|Google's Singular Silence on Kurzweil|
Carlton Wilkinson - The Street DEC 20, 2012 2:27 PM
The company has little to say about this important hire. Maybe it has good reason.
Kurzweil made the announcement himself last Friday on his website, noting he'll be working on the biggest problems in computing and pointing particularly to artificial intelligence.
TheStreet.com's Dana Blankenhorn noted the move Monday in his article "We're All Futurists Now," correctly pointing out that innovation has to sync with market appetite or it fails to be adopted. He concludes that with Internet information at our fingertips, nobody out there has any more advantage to see around that particular corner -- the intersection of innovation and market potential -- than anyone else.
Google's only comment on the hire that I know of comes in the form of a short note to the MIT Technology Review:
"Ray's contributions to science and technology, through research in character and speech recognition and machine learning, have led to technological achievements that have had an enormous impact on society -- such as the Kurzweil Reading Machine, used by Stevie Wonder and others to have print read aloud. We appreciate his ambitious, long-term thinking, and we think his approach to problem-solving will be incredibly valuable to projects we're working on at Google."
A week after Kurzweil's posting, and four days after he began full-time work at the company, no other press release or official comment has emerged.
Kurzweil is famous for many things, including his work in character and speech recognition. His name was also firmly attached to the first digital musical instruments capable of modeling grand piano sounds with life-like accuracy.
Importantly, he has also been highly visible in support of the notion of a coming "singularity," a moment when computer thinking will exceed human thinking. Mere humans can't predict technological innovation beyond that transition since it would proceed at incomprehensible speeds and with incomprehensible logic and precision.
This is the point at which machines take over, an event horizon beyond which our future is completely dark to us.

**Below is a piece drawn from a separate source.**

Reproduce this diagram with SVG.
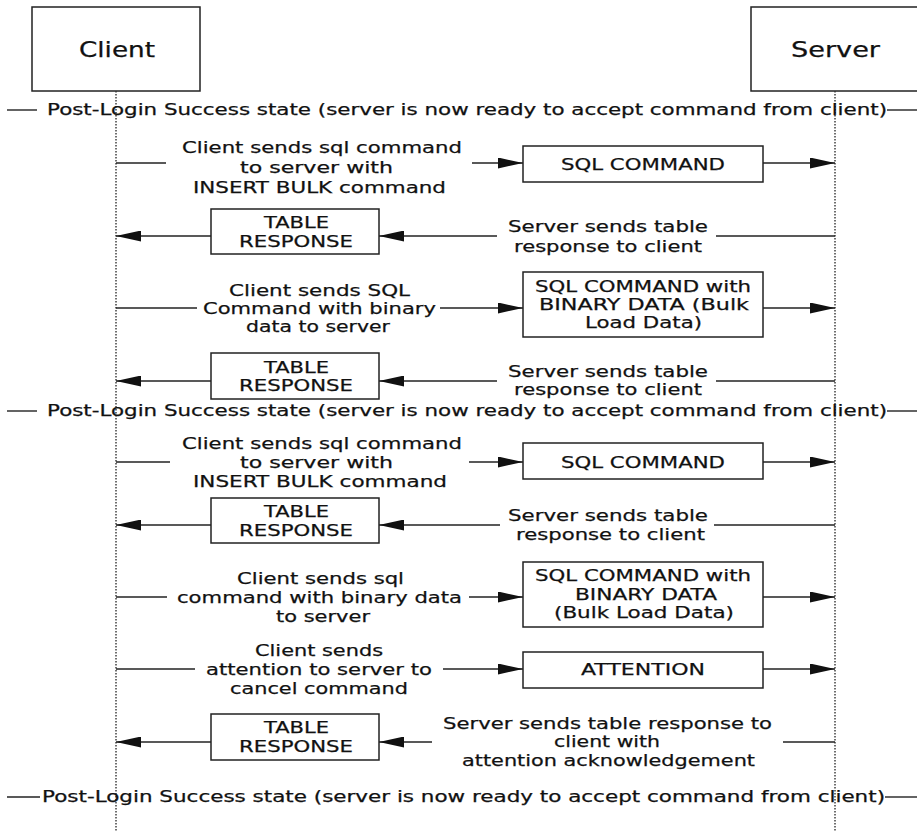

In 2005, Kurzweil outlined this idea in his book, The Singularity Is Near, which gained popular attention (and won him an appearance on Jon Stewart's The Daily Show). He also co-founded Singularity University with the goal of leveraging "exponentially growing technologies to solve humanity's grand challenges."
Why would Google be mum on such a high-profile hire?

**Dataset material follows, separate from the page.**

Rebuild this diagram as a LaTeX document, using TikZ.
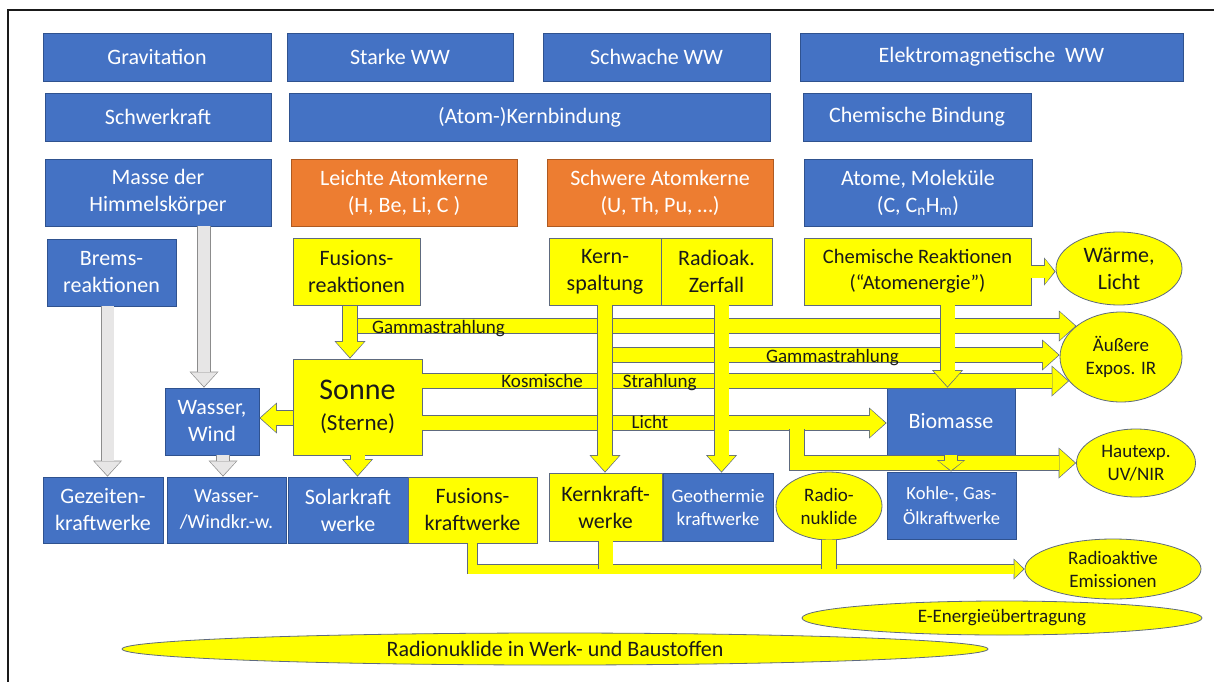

There are a few good reasons, but I think they all boil down to one: The company wants to avoid misguided or inflated expectations and media chatter speculating about any coming potentially disruptive technology. No matter what, it wants to avoid looking foolish.
In this, it probably learned its lesson from inventor Dean Kamen. In 2001, Kamen unwittingly unleashed a tidal wave of media hype prior to his unveiling of what became the Segway, an elegant, simple, two-wheeled personal transport. The buildup was huge and the letdown made the actual device appear somewhat foolish and left sales on the launch pad for months afterward. Let's take this apart and look at some of the possible reasons for Google not making an announcement:
1. Perhaps Kurzweil's hiring is largely a brand acquisition. The inventor's specialties in "machine learning and language processing" are important technological concerns the company has. It's original search engine was an improved algorithm enabling people to more easily find what they were looking for. Every Google product, including Maps and the self-driving car, are stamped with this ease of human-machine interaction.
My favorite example of this is the Google Doodles. They can be incredibly complex, but the presentation is so clear that we learn how to use them simply by playing with them. They're the perfect Google brand icon: a little machine that acts like it knows us.
In this scenario, Kurzweil is supportive, but more of an honorary engineer, an inspiration to the researchers, someone who might toss out an idea or two to fire them up but is largely out of the picture when it gets down to marketable projects.
2. Kurzweil's name is one of those that is widely known in certain circles -- and those circles can be pretty disparate -- but is still not a household word by any stretch. It could well be that Google just doesn't see this hire as being of interest to investors or to the public.
I can't discount this possibility completely, but on its own, I find it hard to believe. New hires are usually touted to the media as the best possible move for any company. Even if we had never heard of Ray Kurzweil, Google should be singing the praises of its new Director of Engineering from the rooftops.
3. Kurzweil's association with the topic of "singularity" could turn into bad publicity for the company. It is regarded at worst as lunatic fringe by some, even within the tech community. Microsoft
4. There is the final possibility that something bigger is indeed going on, a project or two in the works that Kurzweil help bring to fruition. Let's say there's a good chance it could materialize in six months but an equally good chance it will take six years, or won't materialize at all.
If I were Google, that would reason enough to keep my mouth shut now.
My best guess here is some combination of all four. The company is betting that Kurzweil's idiosyncratic personality and less-than-perfect name recognition will permit it to say as little as possible, thus avoiding fueling speculation about projects that may not pan out while also skating gently past any media volatility stemming from his involvement in the singularity movement.
At the same time, regardless of his level of direct involvement, having him there will undoubtedly spur the engineers in Google's labs to do their best work.